Mutually referenced objects not getting garbage collected in loop

The objects a and b have references to each other.
The memory does not get freed during the loop.
Manually calling gc in the loop can free the memory.
Is there a better way to handle it?

import numpy as np

class A:
    def __init__(self):
        self.data = np.random.rand(10000000).tolist()
    def setb(self, b):
        self.b = b
        
class B:
    def __init__(self):
        self.data = np.random.rand(10000000).tolist()
    def seta(self, a):
        self.a = a


def test():
    a = A()
    b = B()

    a.setb(b)
    b.seta(a)
    
for i in range(100):
    print(i)
    test()

del a

…will release the object assignment and free up memory, as discussed HERE.

This would not help in this case. When the test() function exits, its local scope ceases to exist. In effect it is like all the local variables are deleted.

def test():
    a = A()
    b = B()

    a.setb(b)
    b.seta(a)

    del a, b  # This is redundant. Local variables are deleted without this anyway.

The problem here is that object a refers to object b and vice versa. So when we delete a and b their reference counts will not become zero and the objects will not be deleted immediately. A simpler example of a cyclic reference of two objects is:

l1 = [None]
l2 = [l1]
l1[0] = l2

del l1, l2
# This deletes the variables but it does not delete the objects immediately.

To resolve similar cases Python’s garbage collector detects reference cycles but this does not happen immediately. You can tune the parameters for such cleanup using the gc module:

https://docs.python.org/3/library/gc.html

https://devguide.python.org/internals/garbage-collector/

@chcl3 so maybe the problem is that in the loop the garbage collection did not happen yet and you need to tune the GC parameters for your case. BTW how do you monitor the garbage collection? Are you sure that it did not happen?

Thank you for your reply.

Yes, one has to manually call GC. It does not seem to be a good solution when the classes are part of a module.
Maybe one should never use such mutual reference of large objects in loops.

I didn’t monitor the GC process. I find removing a.setb(b) and b.seta(a) solves the problem.
So I guess it is a GC problem.

Actually I solved it by passing a and b as arguments to the methods using them rather than storing them as attributes to the mutual reference.

Yes, certainly, if you can avoid the circular references for such huge objects, get rid of it. They prevent the fast and efficient garbage collection.

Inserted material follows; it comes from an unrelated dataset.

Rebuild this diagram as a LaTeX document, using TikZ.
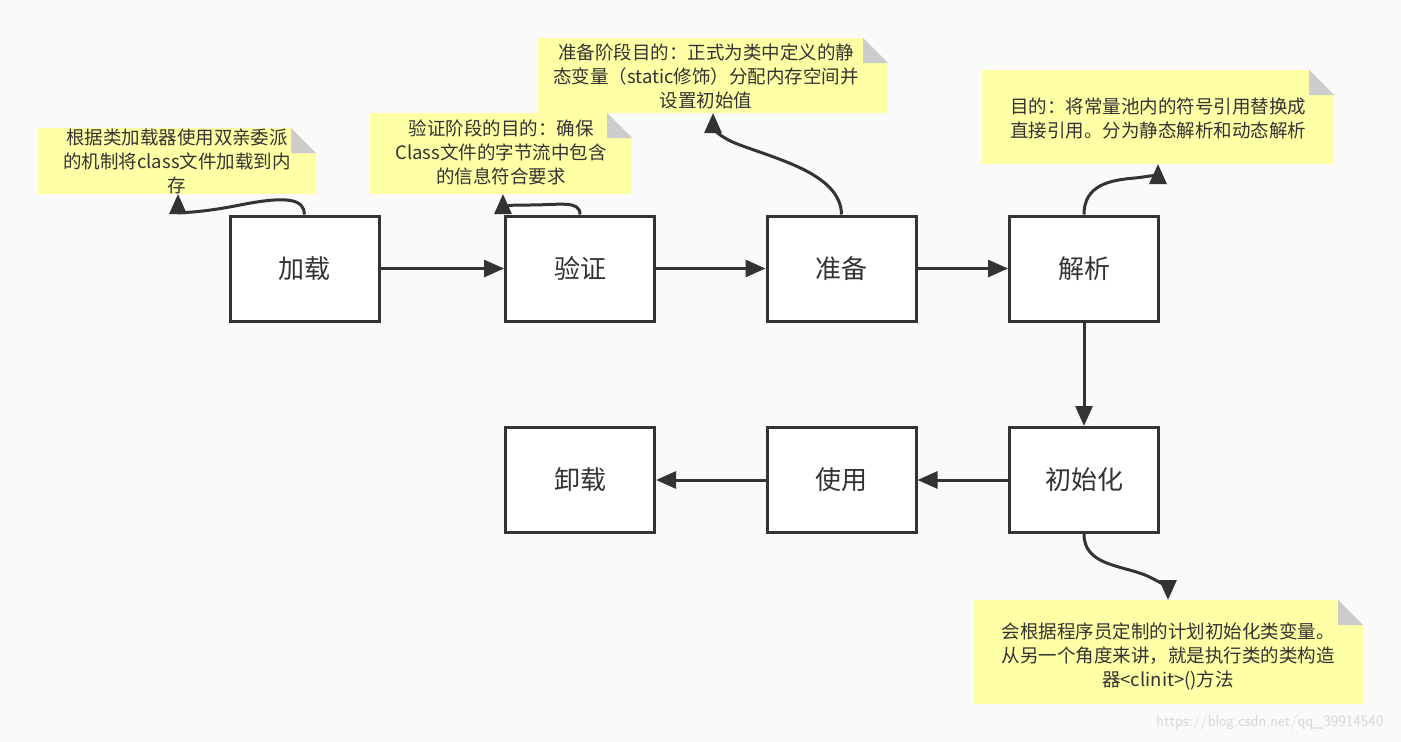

If you need the references but you want to leave the objects for the fast garbage collection, check weakref — Weak references — Python 3.10.5 documentation

I was interested in how it works so I simplified your code:

import gc

class A:
    def __init__(self, ref=None):
        self.data = [object() for _ in range(10_000_000)]
        self.ref = ref

def testfn():
    a = A()
    b = A(a)
    a.ref = b

print(f'{gc.get_threshold() = }')
gc.set_threshold(30)
print(f'{gc.get_threshold() = }')

for i in range(1000):
    print(f'{i:3}\t{gc.get_count()}')
    testfn()

When you lower the GC threshold for example from 700 (my default) to 30, the objects are garbage collected after every few cycles of the loop.

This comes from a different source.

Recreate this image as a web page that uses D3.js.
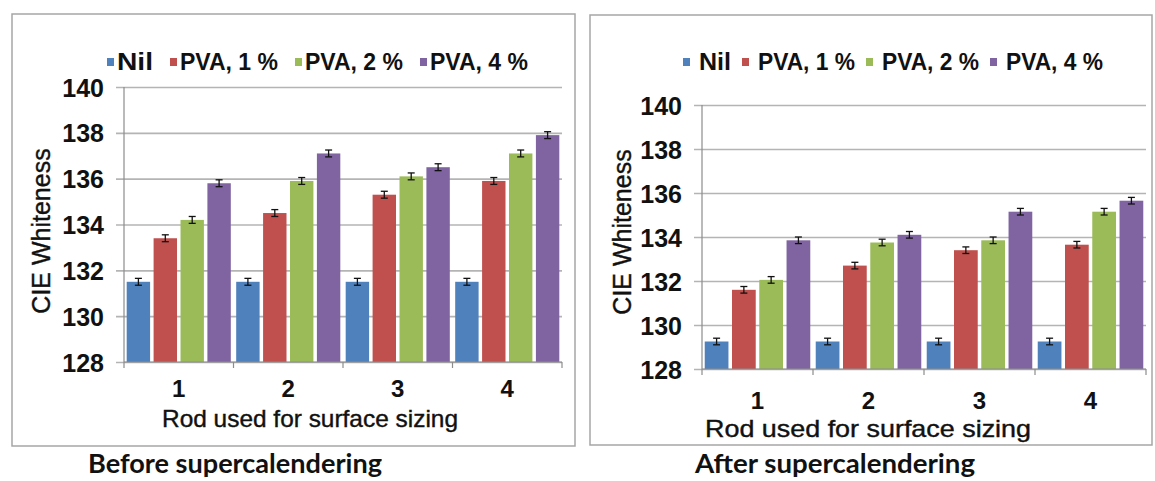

I am not sure what is the first number in gc.get_count(). It is not the number of objects created because it would grow by millions then. Maybe it is the number of immediate garbage collections? Anyway when this count exceeds the threshold then the garbage collection of the cyclically referred objects starts.

Why do you care? Are you asking out of curiosity, or because you have an actual problem that needs to be solved?

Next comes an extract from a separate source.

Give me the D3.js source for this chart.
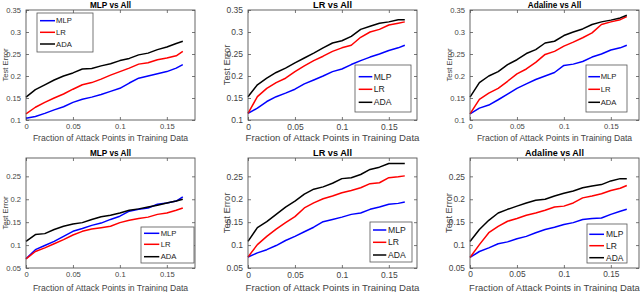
<!DOCTYPE html>
<html><head><meta charset="utf-8">
<script src="https://cdn.jsdelivr.net/npm/d3@7"></script>
<style>
html,body{margin:0;padding:0;background:#fff;}
svg{display:block;font-family:"Liberation Sans",Arial,sans-serif;}
</style></head>
<body><svg id="c" width="640" height="292"></svg>
<script>
// ---- data ----
const xs = [0,0.01,0.02,0.03,0.04,0.05,0.06,0.07,0.08,0.09,0.10,0.11,0.12,0.13,0.14,0.15,0.16,0.167];
const seriesNames = ["MLP","LR","ADA"];
const titles = ["MLP vs All","LR vs All","Adaline vs All","MLP vs All","LR vs All","Adaline vs All"];
const xTicks = [0,0.05,0.1,0.15];
const xTickLabels = ["0","0.05","0.1","0.15"];
const yTicksTop = [0.1,0.15,0.2,0.25,0.3,0.35];
const yTickLabelsTop = ["0.1","0.15","0.2","0.25","0.3","0.35"];
const yTicksBottom = [0.05,0.1,0.15,0.2,0.25];
const yTickLabelsBottom = ["0.05","0.1","0.15","0.2","0.25"];
const xLabel = "Fraction of Attack Points in Training Data";
const yLabel = "Test Error";

const mlp1 = [0.104,0.108,0.115,0.123,0.130,0.140,0.147,0.152,0.158,0.165,0.172,0.184,0.195,0.200,0.205,0.210,0.218,0.226];
const lr1  = [0.114,0.129,0.140,0.150,0.159,0.170,0.180,0.185,0.193,0.202,0.210,0.218,0.227,0.230,0.237,0.241,0.246,0.256];
const ada1 = [0.152,0.169,0.180,0.191,0.200,0.207,0.216,0.217,0.223,0.228,0.235,0.240,0.248,0.252,0.260,0.266,0.274,0.279];

const mlp2 = [0.115,0.127,0.142,0.153,0.161,0.170,0.182,0.191,0.200,0.210,0.216,0.226,0.235,0.243,0.250,0.258,0.264,0.270];
const lr2  = [0.115,0.153,0.172,0.185,0.195,0.210,0.223,0.235,0.245,0.256,0.264,0.270,0.288,0.300,0.306,0.316,0.320,0.323];
const ada2 = [0.153,0.180,0.195,0.208,0.218,0.230,0.241,0.252,0.264,0.275,0.280,0.290,0.306,0.313,0.320,0.323,0.328,0.328];

const mlp3 = [0.114,0.127,0.134,0.146,0.159,0.172,0.182,0.192,0.200,0.208,0.224,0.227,0.233,0.243,0.250,0.259,0.264,0.270];
const lr3  = [0.114,0.147,0.161,0.172,0.188,0.205,0.216,0.231,0.249,0.256,0.268,0.277,0.287,0.298,0.317,0.323,0.328,0.335];
const ada3 = [0.152,0.185,0.200,0.210,0.226,0.237,0.251,0.260,0.275,0.279,0.292,0.300,0.307,0.317,0.323,0.327,0.332,0.338];

const mlp4 = [0.070,0.090,0.099,0.108,0.119,0.130,0.136,0.143,0.148,0.156,0.163,0.174,0.178,0.181,0.189,0.192,0.196,0.205];
const lr4  = [0.070,0.086,0.094,0.103,0.112,0.122,0.130,0.135,0.138,0.141,0.149,0.154,0.158,0.161,0.167,0.170,0.176,0.181];
const ada4 = [0.108,0.123,0.125,0.134,0.141,0.146,0.149,0.156,0.162,0.165,0.170,0.176,0.179,0.183,0.187,0.192,0.196,0.200];

const mlp5 = [0.074,0.083,0.090,0.099,0.110,0.119,0.129,0.139,0.151,0.156,0.161,0.167,0.170,0.178,0.183,0.189,0.191,0.194];
const lr5  = [0.074,0.101,0.119,0.135,0.149,0.162,0.181,0.192,0.201,0.207,0.214,0.219,0.225,0.234,0.236,0.247,0.249,0.251];
const ada5 = [0.108,0.138,0.151,0.167,0.183,0.196,0.211,0.222,0.227,0.235,0.245,0.247,0.254,0.265,0.270,0.278,0.278,0.278];

const mlp6 = [0.073,0.086,0.094,0.103,0.107,0.114,0.119,0.127,0.134,0.139,0.145,0.149,0.156,0.158,0.159,0.167,0.174,0.178];
const lr6  = [0.073,0.101,0.127,0.141,0.152,0.158,0.165,0.170,0.176,0.183,0.185,0.192,0.203,0.207,0.212,0.219,0.224,0.230];
const ada6 = [0.108,0.134,0.154,0.170,0.178,0.185,0.192,0.198,0.200,0.207,0.213,0.218,0.225,0.229,0.232,0.240,0.245,0.245];

const panelData = [[mlp1,lr1,ada1],[mlp2,lr2,ada2],[mlp3,lr3,ada3],[mlp4,lr4,ada4],[mlp5,lr5,ada5],[mlp6,lr6,ada6]];

// ---- layout / style ----
const colors = ["#0000ff","#ff0000","#000000"];
const layout = [
  {l:26, r:195, t:10, b:120, row:0, fs:1.0,  lg:{x0:37, y0:13, x1:93, y1:52, lx0:40, lx1:55, tx:56, ys:[20.7,32.3,44]}},
  {l:248,r:417, t:10, b:120, row:0, fs:1.12, lg:{x0:355,y0:65, x1:411,y1:112,lx0:358.7,lx1:372.3,tx:373.7,ys:[76.7,89.3,102.3]}},
  {l:470,r:639, t:10, b:120, row:0, fs:1.0,  lg:{x0:586,y0:65, x1:627,y1:112,lx0:588.3,lx1:600,tx:600.7,ys:[76.7,89.3,102.3]}},
  {l:26, r:195, t:158,b:268, row:1, fs:1.0,  lg:{x0:141,y0:227,x1:194,y1:263,lx0:144,lx1:159.3,tx:160.7,ys:[233.3,244.3,256.7]}},
  {l:248,r:417, t:158,b:268, row:1, fs:1.12, lg:{x0:370,y0:222,x1:412,y1:262,lx0:373,lx1:386.3,tx:388,ys:[230,242.3,255]}},
  {l:470,r:639, t:158,b:268, row:1, fs:1.1,  lg:{x0:587,y0:224,x1:627,y1:263,lx0:589.3,lx1:604,tx:606,ys:[234.3,245.7,257.7]}}
];
const yDomains = [[0.1,0.35],[0.05,0.29]];
const xLabelOffsets = [20.5, 22.5];
const axisColor = "#555";
const textColor = "#444";

const svg = d3.select("#c");

layout.forEach((p,i)=>{
  const g = svg.append("g");
  const x = d3.scaleLinear().domain([0,0.18]).range([p.l,p.r]);
  const y = d3.scaleLinear().domain(yDomains[p.row]).range([p.b,p.t]);
  const yt = p.row===0 ? yTicksTop : yTicksBottom;
  const ytl = p.row===0 ? yTickLabelsTop : yTickLabelsBottom;
  const tfs = 7.6*p.fs;

  // axes
  const xb = g.append("g").attr("transform",`translate(0,${p.b})`)
    .call(d3.axisBottom(x).tickValues(xTicks).tickSizeInner(-3).tickSizeOuter(0).tickPadding(3.5)
      .tickFormat((d,k)=>xTickLabels[k]));
  const xt = g.append("g").attr("transform",`translate(0,${p.t})`)
    .call(d3.axisTop(x).tickValues(xTicks).tickSizeInner(-3).tickSizeOuter(0).tickFormat(""));
  const yl = g.append("g").attr("transform",`translate(${p.l},0)`)
    .call(d3.axisLeft(y).tickValues(yt).tickSizeInner(-3).tickSizeOuter(0).tickPadding(5)
      .tickFormat((d,k)=>ytl[k]));
  const yr = g.append("g").attr("transform",`translate(${p.r},0)`)
    .call(d3.axisRight(y).tickValues(yt).tickSizeInner(-3).tickSizeOuter(0).tickFormat(""));
  [xb,xt,yl,yr].forEach(a=>{
    a.select(".domain").remove();
    a.selectAll(".tick line").attr("stroke",axisColor).attr("stroke-width",0.8);
    a.selectAll(".tick text").attr("fill",textColor).style("font-size",tfs+"px")
      .style("font-family",'"Liberation Sans",Arial,sans-serif');
  });
  xb.selectAll(".tick text").attr("dy","0.71em");

  // lines
  const line = d3.line().x((d,k)=>x(xs[k])).y(d=>y(d));
  panelData[i].forEach((vals,s)=>{
    g.append("path").datum(vals).attr("d",line).attr("fill","none")
      .attr("stroke",colors[s]).attr("stroke-width",1.5).attr("stroke-linejoin","round");
  });

  // box
  g.append("rect").attr("x",p.l).attr("y",p.t).attr("width",p.r-p.l).attr("height",p.b-p.t)
    .attr("fill","none").attr("stroke",axisColor).attr("stroke-width",0.9);

  // title
  g.append("text").attr("x",(p.l+p.r)/2).attr("y",p.t-2.5).attr("text-anchor","middle")
    .style("font-size",(8.2*p.fs)+"px").style("font-weight","bold").attr("fill","#000").text(titles[i]);
  // x label
  g.append("text").attr("x",(p.l+p.r)/2).attr("y",p.b+xLabelOffsets[p.row]).attr("text-anchor","middle")
    .style("font-size",(8.6*p.fs)+"px").attr("fill",textColor).text(xLabel);
  // y label
  g.append("text").attr("transform",`translate(${p.l-18},${(p.t+p.b)/2}) rotate(-90)`)
    .attr("text-anchor","middle").style("font-size",(7.6*p.fs*(p.fs>1?1.1:1))+"px").attr("fill",textColor).text(yLabel);

  // legend
  const lg = p.lg;
  g.append("rect").attr("x",lg.x0).attr("y",lg.y0).attr("width",lg.x1-lg.x0).attr("height",lg.y1-lg.y0)
    .attr("fill","#fff").attr("stroke",axisColor).attr("stroke-width",0.8);
  seriesNames.forEach((n,s)=>{
    g.append("line").attr("x1",lg.lx0).attr("x2",lg.lx1).attr("y1",lg.ys[s]).attr("y2",lg.ys[s])
      .attr("stroke",colors[s]).attr("stroke-width",1.5);
    g.append("text").attr("x",lg.tx).attr("y",lg.ys[s]).attr("dy","0.35em")
      .style("font-size",(7.7*p.fs)+"px").attr("fill","#222").text(n);
  });
});
</script></body></html>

For most people. you don’t need to care. Like any other garbage collected language, such as Java, the garbage collector will eventually run and clear the a and b objects even if they are in a cycle. It is unpredictable how often that runs, but you can tune the garbage detector thresholds to make it run more or less frequently.

So the first solution is: don’t do anything, you’re probably worrying for nothing, the garbage collector will solve your problem after a few seconds or so.

If that’s not enough of a solution, you can:

  • manually run a collection, but that hurts performance;
  • use weakrefs to avoid forming a reference cycle, but that takes more work;
  • manually break the reference cycle, which then allows the reference counter to recover the object’s memory immediately;
  • avoid forming the reference cycle in the first place.

Without knowing what your actual problem is, it is hard to know that is the best solution.